Pensoft #

This is a canonical data source description,

The current dataSourceVersion described by this documentation is 1. The dataSource name for this data is Pensoft.

Coverage: see list of journals below; articles date between 2010 and 2020
Size: 6,610 articles
Copyright: varies per article, but all articles are Open Access and most are licensed CC-BY
Credits: Stijn Conix, C.H. Pence

How we got it #

This data was provided to us directly by Pensoft via a bulk XML download.
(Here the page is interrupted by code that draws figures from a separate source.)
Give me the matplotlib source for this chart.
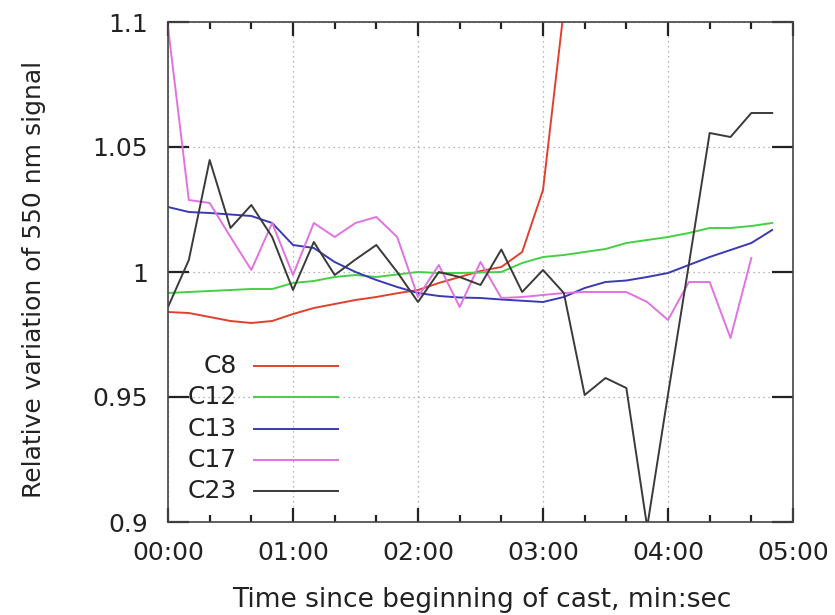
import numpy as np
import matplotlib
matplotlib.use("Agg")
import matplotlib.pyplot as plt
from matplotlib.ticker import MultipleLocator, FuncFormatter

plt.rcParams["font.family"] = ["DejaVu Sans"]

# samples every 10 s since start of cast
STEP = 10

c8 = [0.984, 0.9836, 0.982, 0.9804, 0.9796, 0.9804, 0.9832, 0.9856, 0.9872, 0.9888,
      0.99, 0.9915, 0.9928, 0.9956, 0.998, 1.0004, 1.002, 1.008, 1.0328, 1.105]
c12 = [0.9916, 0.992, 0.9924, 0.9928, 0.9932, 0.9932, 0.9956, 0.9964, 0.998, 0.9988,
       0.998, 0.999, 1.0, 0.9996, 0.9996, 0.9998, 1.0, 1.0036, 1.006, 1.0068,
       1.008, 1.0092, 1.0116, 1.0128, 1.014, 1.0156, 1.0176, 1.0176, 1.0184, 1.0196]
c13 = [1.026, 1.024, 1.0236, 1.023, 1.0224, 1.0196, 1.0108, 1.0096, 1.004, 1.0,
       0.9968, 0.994, 0.9916, 0.9904, 0.9898, 0.9896, 0.989, 0.9885, 0.988, 0.99,
       0.9936, 0.996, 0.9966, 0.998, 0.9996, 1.0028, 1.006, 1.0088, 1.0116, 1.0168]
c17 = [1.098, 1.0288, 1.0276, 1.014, 1.0008, 1.0196, 0.9988, 1.0196, 1.014, 1.0196,
       1.022, 1.014, 0.990, 1.0028, 0.986, 1.004, 0.9896, 0.990, 0.9908, 0.9916,
       0.992, 0.992, 0.992, 0.988, 0.9808, 0.996, 0.996, 0.9736, 1.0056]
c23 = [0.986, 1.0048, 1.0448, 1.0176, 1.0268, 1.014, 0.9928, 1.012, 0.9988, 1.005,
       1.0108, 1.0, 0.988, 1.0, 0.998, 0.9948, 1.009, 0.992, 1.0008, 0.9916,
       0.9508, 0.9576, 0.9536, 0.898, 0.951, 1.003, 1.0556, 1.054, 1.0636, 1.0636]

series = [
    ("C8", c8, "#e2402f"),
    ("C12", c12, "#44d044"),
    ("C13", c13, "#3a3ab4"),
    ("C17", c17, "#e272e2"),
    ("C23", c23, "#3a3a3a"),
]

fig = plt.figure(figsize=(8.35, 6.15), dpi=100)
ax = fig.add_axes([168 / 835, 1 - 522 / 615, 625 / 835, 500 / 615])

for name, vals, col in series:
    t = np.arange(len(vals)) * STEP
    ax.plot(t, vals, color=col, lw=1.4)

ax.set_xlim(0, 300)
ax.set_ylim(0.9, 1.1)
ax.xaxis.set_major_locator(MultipleLocator(60))
ax.xaxis.set_minor_locator(MultipleLocator(20))
ax.yaxis.set_major_locator(MultipleLocator(0.05))
ax.xaxis.set_major_formatter(FuncFormatter(lambda v, p: f"{int(v)//60:02d}:{int(v)%60:02d}"))
ax.yaxis.set_major_formatter(FuncFormatter(lambda v, p: f"{v:g}"))

ax.grid(True, which="major", ls=(0, (1, 3)), color="#a0a0a0", lw=0.9)
ax.tick_params(which="both", direction="in", top=True, right=True, labelsize=18,
               colors="#222222", width=1.6)
ax.tick_params(axis="x", which="major", length=10, pad=14)
ax.tick_params(axis="x", which="minor", length=5)
ax.tick_params(axis="y", which="major", length=15, pad=14.5)
for s in ax.spines.values():
    s.set_color("#444444")
    s.set_linewidth(1.2)

fig.text(482 / 835, 1 - 600 / 615, "Time since beginning of cast, min:sec",
         ha="center", va="center", fontsize=19, color="#222222")
fig.text(34 / 835, 1 - 279 / 615, "Relative variation of 550 nm signal",
         ha="center", va="center", rotation=90, fontsize=18, color="#222222")

# key in the lower left, gnuplot style: label right-aligned, then a line sample
for i, (name, vals, col) in enumerate(series):
    yk = 0.312 - i * 0.0625
    ax.text(0.110, yk, name, transform=ax.transAxes, ha="right", va="center",
            fontsize=18, color="#222222")
    ax.plot([0.138, 0.272], [yk, yk], transform=ax.transAxes, color=col, lw=1.4)

fig.savefig("out.png", dpi=100)
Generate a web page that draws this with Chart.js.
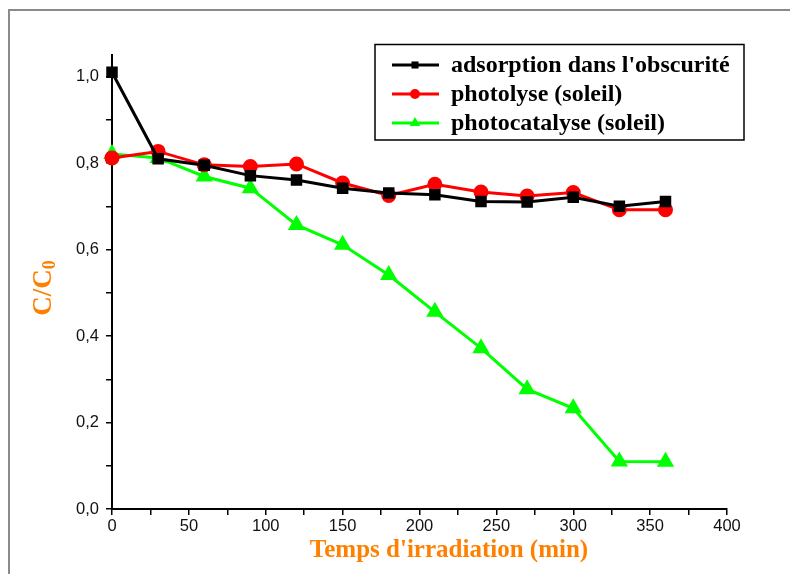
<!DOCTYPE html>
<html>
<head>
<meta charset="utf-8">
<script src="https://cdn.jsdelivr.net/npm/chart.js@4.4.1/dist/chart.umd.min.js"></script>
<style>
  html, body { margin:0; padding:0; background:#fff; }
  #wrap { width:790px; height:574px; }
</style>
</head>
<body>
<div id="wrap"><canvas id="c" width="790" height="574"></canvas></div>
<script>
// data
const times = [0, 30, 60, 90, 120, 150, 180, 210, 240, 270, 300, 330, 360];
const adsorption = [1.01, 0.81, 0.795, 0.771, 0.761, 0.742, 0.731, 0.727, 0.711, 0.710, 0.721, 0.700, 0.711];
const photolyse = [0.812, 0.827, 0.796, 0.792, 0.798, 0.754, 0.725, 0.751, 0.733, 0.724, 0.732, 0.692, 0.692];
const photocatalyse = [0.821, 0.812, 0.769, 0.742, 0.657, 0.611, 0.541, 0.456, 0.372, 0.277, 0.233, 0.110, 0.109];
const seriesNames = ["adsorption dans l'obscurité", 'photolyse (soleil)', 'photocatalyse (soleil)'];
const xTitle = "Temps d'irradiation (min)";

const pts = arr => arr.map((v, i) => ({x: times[i], y: v}));
const ORANGE = '#ff8000';

// frame, axis titles and boxed legend
const decor = {
  id: 'decor',
  afterDraw(chart) {
    const ctx = chart.ctx;
    ctx.save();
    // outer grey frame
    ctx.strokeStyle = '#8a8a8a'; ctx.lineWidth = 2;
    ctx.beginPath(); ctx.moveTo(9, 574); ctx.lineTo(9, 10); ctx.lineTo(790, 10); ctx.stroke();

    // x title
    ctx.fillStyle = ORANGE;
    ctx.font = 'bold 25px "Liberation Serif"';
    ctx.textAlign = 'center'; ctx.textBaseline = 'middle';
    ctx.fillText(xTitle, 449, 551);

    // y title C/C0 with subscript
    ctx.translate(44, 288); ctx.rotate(-Math.PI / 2);
    const main = 'C/C', sub = '0';
    ctx.font = 'bold 27px "Liberation Serif"';
    const wm = ctx.measureText(main).width;
    ctx.font = 'bold 18px "Liberation Serif"';
    const ws = ctx.measureText(sub).width;
    const x0 = -(wm + ws) / 2;
    ctx.textAlign = 'left';
    ctx.font = 'bold 27px "Liberation Serif"';
    ctx.fillText(main, x0, 0);
    ctx.font = 'bold 18px "Liberation Serif"';
    ctx.fillText(sub, x0 + wm, 6);
    ctx.setTransform(1, 0, 0, 1, 0, 0);

    // legend box
    ctx.strokeStyle = '#000'; ctx.lineWidth = 1.5;
    ctx.strokeRect(375, 44.5, 369, 95.5);
    ctx.font = 'bold 24px "Liberation Serif"';
    ctx.textAlign = 'left'; ctx.textBaseline = 'middle';
    chart.data.datasets.forEach((ds, i) => {
      const y = 65 + i * 29;
      ctx.strokeStyle = ds.borderColor; ctx.lineWidth = 3;
      ctx.beginPath(); ctx.moveTo(392, y); ctx.lineTo(439, y); ctx.stroke();
      ctx.fillStyle = ds.pointBackgroundColor;
      Chart.helpers.drawPoint(ctx, {pointStyle: ds.pointStyle, rotation: 0, borderWidth: 0, radius: ds.pointRadius - 1}, 415, y);
      ctx.fillStyle = '#000';
      ctx.fillText(ds.label, 451, y + 1);
    });
    ctx.restore();
  }
};

new Chart(document.getElementById('c'), {
  type: 'line',
  data: {
    datasets: [
      {label: seriesNames[0], data: pts(adsorption), borderColor: '#000', backgroundColor: '#000', clip: false,
       pointBackgroundColor: '#000', pointBorderColor: '#000', pointStyle: 'rect', pointRadius: 6, borderWidth: 3},
      {label: seriesNames[1], data: pts(photolyse), borderColor: '#ff0000', backgroundColor: '#ff0000', clip: false,
       pointBackgroundColor: '#ff0000', pointBorderColor: '#ff0000', pointStyle: 'circle', pointRadius: 6, borderWidth: 3},
      {label: seriesNames[2], data: pts(photocatalyse), borderColor: '#00ff00', backgroundColor: '#00ff00', clip: false,
       pointBackgroundColor: '#00ff00', pointBorderColor: '#00ff00', pointStyle: 'triangle', pointRadius: 7, borderWidth: 3}
    ]
  },
  options: {
    responsive: false,
    animation: false,
    layout: {padding: {top: 55, right: 63, left: 0, bottom: 0}},
    plugins: {legend: {display: false}, tooltip: {enabled: false}},
    elements: {line: {tension: 0}, point: {borderWidth: 0}},
    scales: {
      x: {
        type: 'linear', min: 0, max: 400,
        afterFit: s => { s.height = 65; },
        ticks: {stepSize: 25, autoSkip: false, maxRotation: 0, color: '#111', padding: 2,
                font: {family: '"Liberation Sans"', size: 16.5},
                callback: v => (v % 50 === 0 ? String(v) : '')},
        grid: {drawOnChartArea: false, tickLength: 6, color: '#000', lineWidth: 1.5},
        border: {color: '#000', width: 2}
      },
      y: {
        min: 0, max: 1.05,
        afterFit: s => { s.width = 112; },
        afterBuildTicks: s => { s.ticks = s.ticks.filter(t => t.value <= 1.0001); },
        ticks: {stepSize: 0.1, autoSkip: false, color: '#111', padding: 7,
                font: {family: '"Liberation Sans"', size: 16.5},
                callback: v => (Math.round(v * 10) % 2 === 0 ? v.toFixed(1).replace('.', ',') : '')},
        grid: {drawOnChartArea: false, tickLength: 6, color: '#000', lineWidth: 1.5},
        border: {color: '#000', width: 2}
      }
    }
  },
  plugins: [decor]
});
</script>
</body>
</html>
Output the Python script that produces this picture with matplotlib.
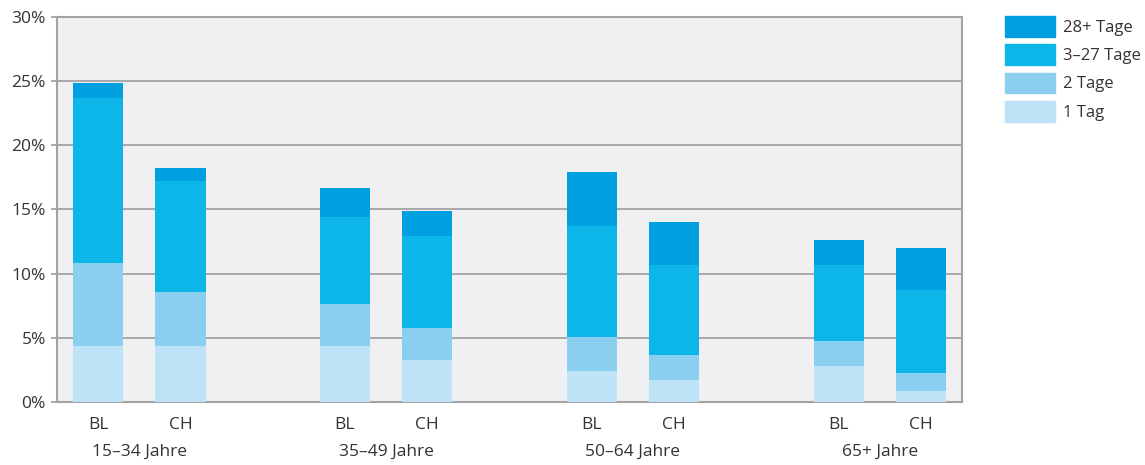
import numpy as np
import matplotlib
matplotlib.use("Agg")
import matplotlib.pyplot as plt
from matplotlib.patches import Patch
from matplotlib.transforms import blended_transform_factory

plt.rcParams['font.family'] = ['Open Sans', 'DejaVu Sans']

groups = ['15–34 Jahre', '35–49 Jahre', '50–64 Jahre', '65+ Jahre']
regions = ['BL', 'CH']
series = ['1 Tag', '2 Tage', '3–27 Tage', '28+ Tage']

# segment values (%), order: BL, CH per age group
tag1 = [4.4, 4.35, 4.4, 3.25, 2.45, 1.7, 2.8, 0.85]
tage2 = [6.4, 4.25, 3.2, 2.5, 2.6, 1.95, 1.95, 1.4]
tage3_27 = [12.85, 8.65, 6.85, 7.15, 8.7, 7.0, 5.9, 6.45]
tage28 = [1.2, 1.0, 2.25, 1.95, 4.15, 3.35, 1.95, 3.3]

colors = ['#bee3f6', '#8acef0', '#0cb6e8', '#009fdf']
grey = '#a3a3a6'
text_col = '#333333'

x = np.array([g * 3 + r for g in range(len(groups)) for r in range(len(regions))])
labels = [r for g in groups for r in regions]

fig = plt.figure(figsize=(11.45, 4.65), dpi=100)
ax = fig.add_axes([0.0498, 0.1355, 0.7904, 0.828])
ax.set_facecolor('#f0f0f2')

bottom = np.zeros(len(x))
for vals, col in zip([tag1, tage2, tage3_27, tage28], colors):
    ax.bar(x, vals, width=0.61, bottom=bottom, color=col, zorder=3)
    bottom += np.array(vals)

ax.set_xlim(-0.5, 10.5)
ax.set_ylim(0, 30)
ax.set_yticks(range(0, 31, 5))
ax.set_yticklabels([f'{v}%' for v in range(0, 31, 5)])
ax.yaxis.grid(True, color=grey, linewidth=1.3, zorder=1)
ax.tick_params(axis='y', length=4, width=1.3, color=grey, labelsize=12.5,
               labelcolor=text_col, pad=4)
ax.set_xticks(x)
ax.set_xticklabels(labels)
ax.tick_params(axis='x', length=0, labelsize=12.5, labelcolor=text_col, pad=11)
for s in ax.spines.values():
    s.set_color(grey)
    s.set_linewidth(1.5)
ax.set_axisbelow(True)

trans = blended_transform_factory(ax.transData, ax.transAxes)
for i, g in enumerate(groups):
    ax.text(i * 3 + 0.5, -0.13, g, transform=trans, ha='center', va='center',
            fontsize=12.5, color=text_col)

handles = [Patch(color=c, label=s) for c, s in zip(colors[::-1], series[::-1])]
fig.legend(handles=handles, loc='upper left', bbox_to_anchor=(0.878, 0.966),
           frameon=False, fontsize=12, handlelength=3.0, handleheight=1.55,
           handletextpad=0.45, labelspacing=0.45, labelcolor=text_col,
           borderaxespad=0, borderpad=0)

fig.savefig('out.png', dpi=100)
We cannot extend our coverage without obtaining further articles from them.

Journals included #

The following journals are available in this dataset (with number of articles listed for each):

  • Journal of Hymenoptera Research [382]
  • MycoKeys [315]
  • PhytoKeys [820]
  • ZooKeys [4940]
  • Zoosystematics and Evolution [153]

Processing #

  • Metadata and Plain Text: Extracted directly from high quality NLM-XML format source files.
  • PMIDs, PMCIDs, and PubMed Manuscript IDs: PubMed scraping
  • Keywords and Tags: Many papers have author-provided keywords, which are collected in the keywords tag. The tags field contains:
    • paper types
    • paper categories
    • journal-generated tags (often taxonomic groups or species)
    • all taxon or species names present in any taxonomic treatments encoded in the article

To elaborate on this last point, Pensoft XML journal articles include XML-encoded taxonomic treatment information. We do not store the bulk of this data, as it is available from other databases containing taxonomic treatments. We do, however, capture all of the group and species names included in these taxonomic treatments, and save them in the tags field.

Changelog #

  • Data Source Version 1 (2022-05-13): First import of Pensoft data.